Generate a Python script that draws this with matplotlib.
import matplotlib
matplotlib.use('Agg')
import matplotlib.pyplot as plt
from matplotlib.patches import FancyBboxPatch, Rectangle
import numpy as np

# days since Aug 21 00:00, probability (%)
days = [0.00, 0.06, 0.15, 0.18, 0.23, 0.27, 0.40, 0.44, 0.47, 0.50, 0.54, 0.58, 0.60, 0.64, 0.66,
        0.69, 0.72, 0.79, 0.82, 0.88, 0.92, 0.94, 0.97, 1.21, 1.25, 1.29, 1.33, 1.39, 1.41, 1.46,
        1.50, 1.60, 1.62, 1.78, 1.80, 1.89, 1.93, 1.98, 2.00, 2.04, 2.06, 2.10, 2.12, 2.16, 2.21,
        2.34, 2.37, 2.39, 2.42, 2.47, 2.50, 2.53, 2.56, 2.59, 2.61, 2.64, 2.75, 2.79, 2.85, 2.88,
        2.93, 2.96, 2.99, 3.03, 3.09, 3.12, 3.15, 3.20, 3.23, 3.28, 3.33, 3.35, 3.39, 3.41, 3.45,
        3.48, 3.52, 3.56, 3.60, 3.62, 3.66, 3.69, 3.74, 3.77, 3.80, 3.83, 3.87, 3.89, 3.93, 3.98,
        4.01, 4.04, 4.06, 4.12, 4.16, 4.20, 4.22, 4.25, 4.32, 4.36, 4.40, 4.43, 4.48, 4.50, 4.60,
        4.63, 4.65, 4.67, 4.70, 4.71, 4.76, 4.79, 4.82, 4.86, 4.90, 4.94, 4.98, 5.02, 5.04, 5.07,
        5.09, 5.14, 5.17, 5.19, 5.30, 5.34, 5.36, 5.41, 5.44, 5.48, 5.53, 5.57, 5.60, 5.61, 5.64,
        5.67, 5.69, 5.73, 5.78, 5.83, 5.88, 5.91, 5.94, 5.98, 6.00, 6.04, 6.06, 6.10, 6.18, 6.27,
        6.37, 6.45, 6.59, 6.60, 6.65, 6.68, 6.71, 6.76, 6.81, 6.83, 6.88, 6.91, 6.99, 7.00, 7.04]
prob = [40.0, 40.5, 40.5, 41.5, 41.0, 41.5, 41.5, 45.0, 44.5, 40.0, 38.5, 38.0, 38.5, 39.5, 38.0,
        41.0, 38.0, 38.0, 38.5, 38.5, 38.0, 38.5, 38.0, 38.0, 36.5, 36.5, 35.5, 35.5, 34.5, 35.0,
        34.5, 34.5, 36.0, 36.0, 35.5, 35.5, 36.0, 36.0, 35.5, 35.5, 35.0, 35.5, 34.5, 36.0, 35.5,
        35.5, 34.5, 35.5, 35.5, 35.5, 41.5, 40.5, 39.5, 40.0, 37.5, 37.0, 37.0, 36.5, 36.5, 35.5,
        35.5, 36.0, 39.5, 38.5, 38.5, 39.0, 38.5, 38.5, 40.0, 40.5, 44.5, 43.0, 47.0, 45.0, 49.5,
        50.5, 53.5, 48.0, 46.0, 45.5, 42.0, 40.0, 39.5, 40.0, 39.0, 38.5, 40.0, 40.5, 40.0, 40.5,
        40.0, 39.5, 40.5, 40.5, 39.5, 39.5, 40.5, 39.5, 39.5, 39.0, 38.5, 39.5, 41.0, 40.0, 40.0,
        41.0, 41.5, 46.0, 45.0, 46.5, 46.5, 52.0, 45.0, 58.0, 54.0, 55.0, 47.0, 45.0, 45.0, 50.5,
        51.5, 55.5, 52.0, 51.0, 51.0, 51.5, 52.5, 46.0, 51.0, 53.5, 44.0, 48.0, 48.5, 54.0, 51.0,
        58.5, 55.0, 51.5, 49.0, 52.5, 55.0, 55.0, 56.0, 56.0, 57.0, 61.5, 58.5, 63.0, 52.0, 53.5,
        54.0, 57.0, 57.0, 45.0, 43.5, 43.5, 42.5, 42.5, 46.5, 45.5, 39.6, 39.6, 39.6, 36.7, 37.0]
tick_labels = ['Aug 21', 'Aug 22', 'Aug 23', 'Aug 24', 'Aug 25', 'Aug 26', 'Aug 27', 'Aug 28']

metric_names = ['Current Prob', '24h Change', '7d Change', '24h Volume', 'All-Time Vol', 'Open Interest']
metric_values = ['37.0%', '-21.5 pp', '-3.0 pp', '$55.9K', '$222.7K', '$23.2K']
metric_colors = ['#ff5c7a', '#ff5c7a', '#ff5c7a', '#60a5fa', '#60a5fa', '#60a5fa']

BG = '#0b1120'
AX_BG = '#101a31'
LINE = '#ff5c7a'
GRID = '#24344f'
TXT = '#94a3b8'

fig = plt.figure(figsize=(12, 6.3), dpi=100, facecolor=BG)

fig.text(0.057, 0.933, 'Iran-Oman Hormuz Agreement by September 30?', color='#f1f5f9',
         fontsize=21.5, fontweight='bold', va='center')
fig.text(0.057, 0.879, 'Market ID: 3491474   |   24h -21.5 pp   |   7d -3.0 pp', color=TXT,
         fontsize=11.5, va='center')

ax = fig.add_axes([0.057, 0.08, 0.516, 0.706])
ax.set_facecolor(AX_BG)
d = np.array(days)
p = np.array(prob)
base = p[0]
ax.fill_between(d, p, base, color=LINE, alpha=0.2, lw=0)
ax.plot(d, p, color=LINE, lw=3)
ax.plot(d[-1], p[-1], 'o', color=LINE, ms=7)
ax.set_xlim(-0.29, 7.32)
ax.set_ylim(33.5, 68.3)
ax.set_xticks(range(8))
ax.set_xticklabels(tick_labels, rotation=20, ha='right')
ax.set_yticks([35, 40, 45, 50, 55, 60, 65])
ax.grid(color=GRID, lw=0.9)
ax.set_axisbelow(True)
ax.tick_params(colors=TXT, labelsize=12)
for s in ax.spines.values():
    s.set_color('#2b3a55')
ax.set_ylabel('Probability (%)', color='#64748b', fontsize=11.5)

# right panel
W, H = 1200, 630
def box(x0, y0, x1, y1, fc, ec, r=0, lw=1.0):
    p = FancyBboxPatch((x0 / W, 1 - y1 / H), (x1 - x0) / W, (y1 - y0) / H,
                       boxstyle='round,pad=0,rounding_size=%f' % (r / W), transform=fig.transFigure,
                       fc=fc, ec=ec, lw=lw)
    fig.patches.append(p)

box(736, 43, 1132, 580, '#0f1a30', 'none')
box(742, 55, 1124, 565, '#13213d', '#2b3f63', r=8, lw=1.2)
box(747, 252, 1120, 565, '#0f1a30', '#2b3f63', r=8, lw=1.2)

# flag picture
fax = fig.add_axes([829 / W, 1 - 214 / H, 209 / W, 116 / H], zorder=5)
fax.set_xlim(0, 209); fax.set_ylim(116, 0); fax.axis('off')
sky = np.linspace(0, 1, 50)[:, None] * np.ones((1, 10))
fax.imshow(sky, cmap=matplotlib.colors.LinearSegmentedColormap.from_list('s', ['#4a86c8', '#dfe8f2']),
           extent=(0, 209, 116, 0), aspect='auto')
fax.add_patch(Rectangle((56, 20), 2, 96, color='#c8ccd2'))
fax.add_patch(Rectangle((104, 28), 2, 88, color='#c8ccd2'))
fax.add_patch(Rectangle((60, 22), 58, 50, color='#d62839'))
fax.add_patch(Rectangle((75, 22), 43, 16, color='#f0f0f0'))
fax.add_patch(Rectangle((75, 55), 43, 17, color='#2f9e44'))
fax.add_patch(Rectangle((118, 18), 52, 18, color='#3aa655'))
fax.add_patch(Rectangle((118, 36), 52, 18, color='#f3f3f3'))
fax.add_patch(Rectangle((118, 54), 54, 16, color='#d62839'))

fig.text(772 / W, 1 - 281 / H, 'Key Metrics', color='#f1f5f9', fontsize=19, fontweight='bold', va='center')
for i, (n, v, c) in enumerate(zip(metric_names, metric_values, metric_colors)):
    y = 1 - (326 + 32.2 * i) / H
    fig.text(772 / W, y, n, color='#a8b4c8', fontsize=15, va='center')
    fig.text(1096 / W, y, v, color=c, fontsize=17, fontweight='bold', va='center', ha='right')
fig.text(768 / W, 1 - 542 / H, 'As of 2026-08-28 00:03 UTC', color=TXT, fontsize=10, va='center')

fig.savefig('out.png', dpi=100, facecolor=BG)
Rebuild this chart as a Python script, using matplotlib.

★ ★ ★ ★

PROBLEM REQUIREMENTS ::
Identify all lines in the records above with the word "Python".

OUTPUT BELOW ::
Generate a Python script that draws this with matplotlib.
Rebuild this chart as a Python script, using matplotlib.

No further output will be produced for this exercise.